Посмотрев на закрытые ставнями окна спящего дворца, я с болью подумала, что снова прощаюсь и делаю еще один шаг к неизвестности. Мне вспомнилось полушутливое замечание Фердинанда Болгарского о красивых цветочках, которые выращивают в Зальцбурге, и я с грустной иронией подумала: по крайней мере, один такой цветочек испытывает боль, когда его с корнем вырывают из родной почвы. Этот цветок не цвел там, куда его пересадили, а когда он пожелал вернуться в свой прежний сад, там не нашлось для него места.
Нас поджидала закрытая карета, запряженная быстрыми лошадьми. Мы во весь опор помчались к полустанку в трех часах от Зальцбурга; там мы сели на венский экспресс до Цюриха. Колесо фортуны снова сделало полный оборот.
Глава 16
В Цюрих мы прибыли в тот же день, в пять часов вечера. Лишь очутившись в Швейцарии, я поняла, что нахожусь в безопасности и никто не станет меня преследовать. Впрочем, брат был сама доброта; он уговаривал меня поискать во всем что-то хорошее. Сразу после того, как мы приехали в Цюрих, он телеграфировал отцу и сообщил, что мы уехали в Швейцарию и намерены там остаться.

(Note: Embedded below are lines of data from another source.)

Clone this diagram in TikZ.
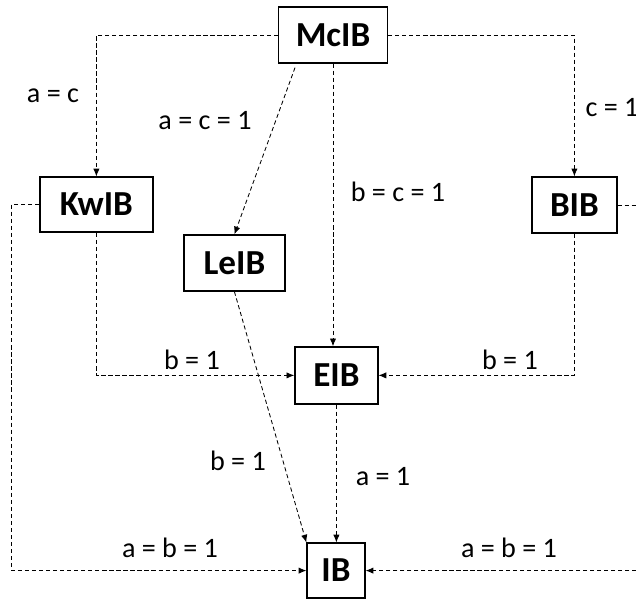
\documentclass[tikz,border=0pt]{standalone}
\usepackage{fontspec}
\setmainfont{Carlito}
\usetikzlibrary{arrows.meta}

\begin{document}
\begin{tikzpicture}[
    box/.style={draw, line width=0.9pt, inner sep=0pt, font=\fontsize{25}{28}\selectfont\bfseries},
    link/.style={dash pattern=on 3pt off 2pt, line width=0.6pt, -{Latex[length=5.5pt,width=4.5pt]}},
    lbl/.style={font=\fontsize{20}{24}\selectfont, inner sep=0pt}
]
    \useasboundingbox (0,0) rectangle (15.9,15.025);

    % Blocks
    \node[box, minimum width=2.725cm, minimum height=1.4cm] (McIB) at (8.325,14.15) {McIB};
    \node[box, minimum width=2.825cm, minimum height=1.375cm] (KwIB) at (2.41,9.91) {KwIB};
    \node[box, minimum width=2.125cm, minimum height=1.4cm] (BIB) at (14.36,9.9) {BIB};
    \node[box, minimum width=2.525cm, minimum height=1.4cm] (LeIB) at (5.86,8.45) {LeIB};
    \node[box, minimum width=2.075cm, minimum height=1.425cm] (EIB) at (8.41,5.64) {EIB};
    \node[box, minimum width=1.45cm, minimum height=1.375cm] (IB) at (8.4,0.76) {IB};

    % From McIB
    \draw[link] (McIB.west) -| (KwIB.north);
    \draw[link] (McIB.east) -| (BIB.north);
    \draw[link] ([xshift=-0.95cm,yshift=-0.1cm]McIB.south) -- (LeIB.north);
    \draw[link] (McIB.south) -- (McIB.south |- EIB.north);

    % Into EIB
    \draw[link] (KwIB.south) |- (EIB.west);
    \draw[link] (BIB.south) |- (EIB.east);

    % Into IB
    \draw[link] (EIB.south) -- (EIB.south |- IB.north);
    \draw[link] (LeIB.south) -- (IB.north west);
    \draw[link] (KwIB.west) -- ++(-0.7,0) |- (IB.west);
    \draw[link] (BIB.east) -- ++(1.2,0) |- (IB.east);

    % Labels
    \node[lbl] (l1) at (1.325,12.625) {a = c};
    \node[lbl] (l2) at (5.125,12.0) {a = c = 1};
    \node[lbl] (l3) at (9.95,10.225) {b = c = 1};
    \node[lbl] (l4) at (15.3,12.325) {c = 1};
    \node[lbl] (l5) at (4.8,6.025) {b = 1};
    \node[lbl] (l6) at (12.75,6.025) {b = 1};
    \node[lbl] (l7) at (5.95,3.5) {b = 1};
    \node[lbl] (l8) at (9.575,3.1) {a = 1};
    \node[lbl] (l9) at (4.25,1.325) {a = b = 1};
    \node[lbl] (l10) at (12.725,1.325) {a = b = 1};
\end{tikzpicture}
\end{document}
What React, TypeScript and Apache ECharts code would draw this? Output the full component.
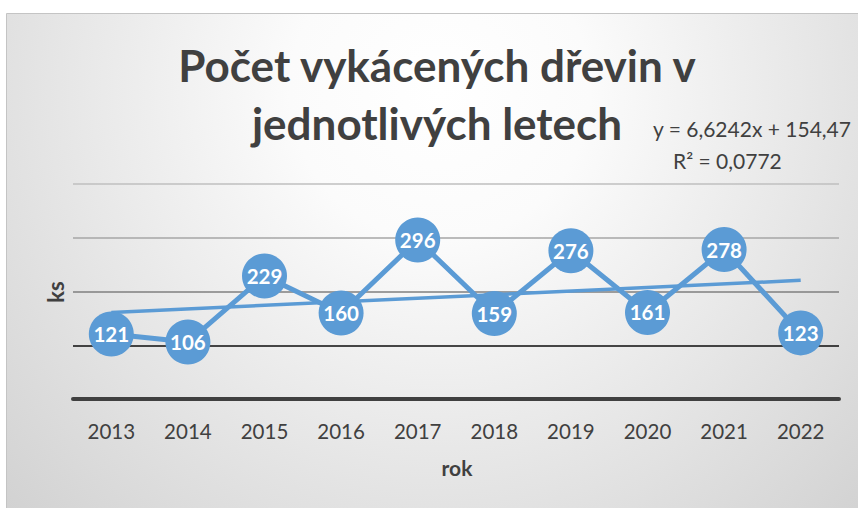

Я жила словно во сне; приехав в Швейцарию, я поняла, что в самом деле перешла Рубикон и сожгла большую часть своих кораблей. Когда обычная женщина бежит от условностей, в конце концов она лишь дальше уходит в тот мир, с которым она уже знакома; я же очутилась в положении путешественницы в неизведанное и перенесла много страданий, которые неизменно выпадают на долю первооткрывателя.
Выйдя на цюрихский перрон, я осознала, что стала всего лишь очередной единицей в толпе. Вокруг царили спешка и суета. Я вспоминала, с какими почестями обычно встречают приехавших на железнодорожный вокзал членов королевской семьи. Меня никто не встречал, не стелил мне под ноги красный ковер, меня не ждали друзья и родные. Никто не знал, что женщина в черном, с несчастным выражением лица, и красивый молодой человек, который ее сопровождает, – кронпринцесса Саксонская и ее брат, эрцгерцог Леопольд.